NORTH PALM BEACH, Fla. — Community members close to Gary Levin are reacting to hearing the news of his death.
The Jewish Community Services Chabad of Palm Beach is offering to cover the cost of the funeral service and burial expenses for the Palm Beach Gardens man.
"It's expensive. Burial, funeral, a cemetery plot, it's expensive," Rabbi Leib Ezagui of the synagogue in North Palm Beach told WPTV reporter Joel Lopez. "Many people don't have the money to put out. A lot of people didn't pay in advance."
The synagogue said Levin and his girlfriend, Kathi Ginsberg, aren't members but relied on its food donation branch The Kind Kitchen.
"We're here to assist in any way possible. We're here to take care of whatever we can, and the community is really here to help you out," the rabbi said.
The Kind Kitchen serves families in need from Tequesta to Delray Beach.
"Kathi called us every single week to thank us for the food. She'd always send a little note in the envelope saying how she appreciates the food, and everything is delicious," said Chani Ezagui, the founder of the Kind Kitchen. "Sometimes she'd put a few dollars in the envelope to show how she cares, and she would say, 'If I had more, I would give more.'"
The Kind Kitchen said it feeds 3,200-plus people every month.
Staff members said Levin and Ginsberg were recipients of weekly meals for the last two years.
"On Friday night, you have a thing called a Shabbat and you light candles and then you say a prayer," Ginsberg said. "I didn't really have a great deal of religious background, but (the Kind Kitchen) gave me that, and I needed that."
Staff members said knowing the two had some financial hurdles, they hope to bring the family some ease in helping lay Levin to rest.
"May you know no more pain," Ezagui said. "We are all here for you. We'll be holding your hand. We know what you're going through and if anything, anybody can do for you, we will be there for you and we love you. We care about you and the entire community is like your family."

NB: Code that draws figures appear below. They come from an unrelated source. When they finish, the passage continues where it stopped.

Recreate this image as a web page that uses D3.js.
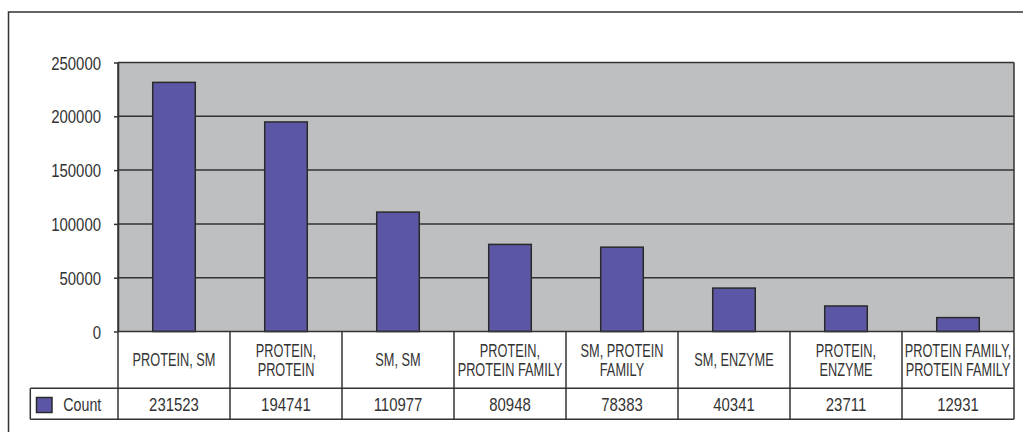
<!DOCTYPE html>
<html>
<head>
<meta charset="utf-8">
<script src="https://cdn.jsdelivr.net/npm/d3@7"></script>
<style>
  html, body { margin: 0; padding: 0; background: #ffffff; }
  svg { display: block; }
  text { font-family: "Liberation Sans", Arial, sans-serif; fill: #333333; }
</style>
</head>
<body>
<svg id="chart" width="1023" height="432"></svg>
<script>
// ---- data ----
const categories = [
  "PROTEIN, SM",
  "PROTEIN,\nPROTEIN",
  "SM, SM",
  "PROTEIN,\nPROTEIN FAMILY",
  "SM, PROTEIN\nFAMILY",
  "SM, ENZYME",
  "PROTEIN,\nENZYME",
  "PROTEIN FAMILY,\nPROTEIN FAMILY"
];
const counts = [231523, 194741, 110977, 80948, 78383, 40341, 23711, 12931];
const seriesName = "Count";
const yTicks = [0, 50000, 100000, 150000, 200000, 250000];

// ---- layout ----
const W = 1023, H = 432;
const plot = { left: 118, right: 1014, top: 62.5, bottom: 331.5 };
const table = { catBottom: 388.3, valBottom: 419.3, legendLeft: 30.3 };
const lineColor = "#333333";
const barFill = "#5b56a6";
const plotBg = "#bebfc1";
const FS = 18;            // font size
const SX_CAPS = 0.71;     // horizontal condensing for upper-case labels
const SX_DIGITS = 0.83;   // horizontal condensing for numbers
const SX_LOWER = 0.79;    // horizontal condensing for mixed-case text

const svg = d3.select("#chart");

function condText(parent, x, y, str, anchor, sx) {
  return parent.append("g")
    .attr("transform", `translate(${x},${y}) scale(${sx},1)`)
    .append("text")
    .attr("text-anchor", anchor)
    .attr("font-size", FS)
    .text(str);
}

// outer frame (extends past the right/bottom edges like the reference)
svg.append("rect")
  .attr("x", 8.5).attr("y", 12)
  .attr("width", W + 20).attr("height", H + 20)
  .attr("fill", "#ffffff").attr("stroke", lineColor).attr("stroke-width", 1.5);

const x = d3.scaleBand().domain(categories)
  .range([plot.left, plot.right])
  .paddingInner(0.62).paddingOuter(0.31);
const xCell = d3.scaleBand().domain(categories)
  .range([plot.left, plot.right]).padding(0);
const y = d3.scaleLinear().domain([0, 250000]).range([plot.bottom, plot.top]);

// plot background
svg.append("rect")
  .attr("x", plot.left).attr("y", plot.top)
  .attr("width", plot.right - plot.left).attr("height", plot.bottom - plot.top)
  .attr("fill", plotBg);

// gridlines
svg.append("g").selectAll("line")
  .data(yTicks.filter(t => t > 0))
  .join("line")
  .attr("x1", plot.left).attr("x2", plot.right)
  .attr("y1", d => y(d)).attr("y2", d => y(d))
  .attr("stroke", lineColor).attr("stroke-width", 1.5);

// bars
svg.append("g").selectAll("rect")
  .data(categories.map((c, i) => ({ c, v: counts[i] })))
  .join("rect")
  .attr("x", d => x(d.c))
  .attr("y", d => y(d.v))
  .attr("width", x.bandwidth())
  .attr("height", d => y(0) - y(d.v))
  .attr("fill", barFill)
  .attr("stroke", "#2a2a2a").attr("stroke-width", 1.5);

// right border of plot
svg.append("line")
  .attr("x1", plot.right).attr("x2", plot.right)
  .attr("y1", plot.top).attr("y2", plot.bottom)
  .attr("stroke", lineColor).attr("stroke-width", 1.5);

// y axis
const yAxis = svg.append("g")
  .attr("transform", `translate(${plot.left},0)`)
  .call(d3.axisLeft(y).tickValues(yTicks).tickFormat(d3.format("d"))
    .tickSize(4).tickSizeOuter(0).tickPadding(13));
yAxis.attr("font-family", null).attr("font-size", null);
yAxis.select(".domain").attr("stroke", lineColor).attr("stroke-width", 1.5);
yAxis.selectAll(".tick line").attr("stroke", lineColor).attr("stroke-width", 1.5);
yAxis.selectAll(".tick text")
  .attr("x", 0).attr("dy", "0.37em")
  .attr("font-size", FS).attr("fill", "#333333")
  .attr("transform", `translate(-17,0) scale(${SX_DIGITS},1)`);

// ---- data table ----
const tg = svg.append("g");
const hLine = (x1, x2, yy) => tg.append("line")
  .attr("x1", x1).attr("x2", x2).attr("y1", yy).attr("y2", yy)
  .attr("stroke", lineColor).attr("stroke-width", 1.5);
const vLine = (xx, y1, y2) => tg.append("line")
  .attr("x1", xx).attr("x2", xx).attr("y1", y1).attr("y2", y2)
  .attr("stroke", lineColor).attr("stroke-width", 1.5);

hLine(plot.left, plot.right, plot.bottom);
hLine(table.legendLeft, plot.right, table.catBottom);
hLine(table.legendLeft, plot.right, table.valBottom);
vLine(table.legendLeft, table.catBottom, table.valBottom);
vLine(plot.left, plot.top, table.valBottom);
categories.forEach(c => vLine(xCell(c) + xCell.bandwidth(), plot.bottom, table.valBottom));

// category labels
const catMid = (plot.bottom + table.catBottom) / 2;
const lineGap = 19.5;
categories.forEach(c => {
  const lines = c.split("\n");
  const cx = xCell(c) + xCell.bandwidth() / 2;
  lines.forEach((ln, k) => {
    const base = catMid + 6.5 + (k - (lines.length - 1) / 2) * lineGap;
    condText(tg, cx, base, ln, "middle", SX_CAPS);
  });
});

// value row
const valBase = (table.catBottom + table.valBottom) / 2 + 7;
categories.forEach((c, i) => {
  condText(tg, xCell(c) + xCell.bandwidth() / 2, valBase, String(counts[i]), "middle", SX_DIGITS);
});

// legend key in table
tg.append("rect")
  .attr("x", 36.5).attr("y", 397.5).attr("width", 15.5).attr("height", 15)
  .attr("fill", barFill).attr("stroke", "#2a2a2a").attr("stroke-width", 1.5);
condText(tg, 63.3, valBase, seriesName, "start", SX_LOWER);
</script>
</body>
</html>
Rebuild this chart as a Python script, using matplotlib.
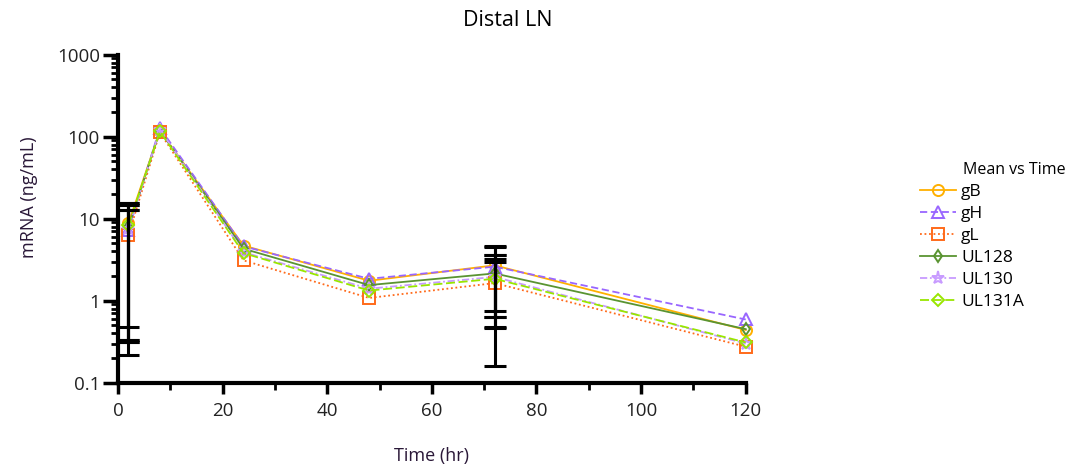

Friends and acquaintances are also coming forward to say Levin was a kind and friendly individual.
WPTV anchor Tania Roberts spoke with Carol Carrino, who lives in Pennsylvania and said she first met Levin in the 1970s as director of a graduate program at a medical college.
Carrino said Levin was enrolled in a program that trained students how to use art and music to help others.
He was trying to organize a reunion with fellow classmates.
"I would just like to say to the family that I am so, so sorry," she said. "There was never anybody we're more proud of you and your accomplishments, more loving and he just radiated love. So I just sympathize so much with your loss. Please know that other people are missing him and loving you."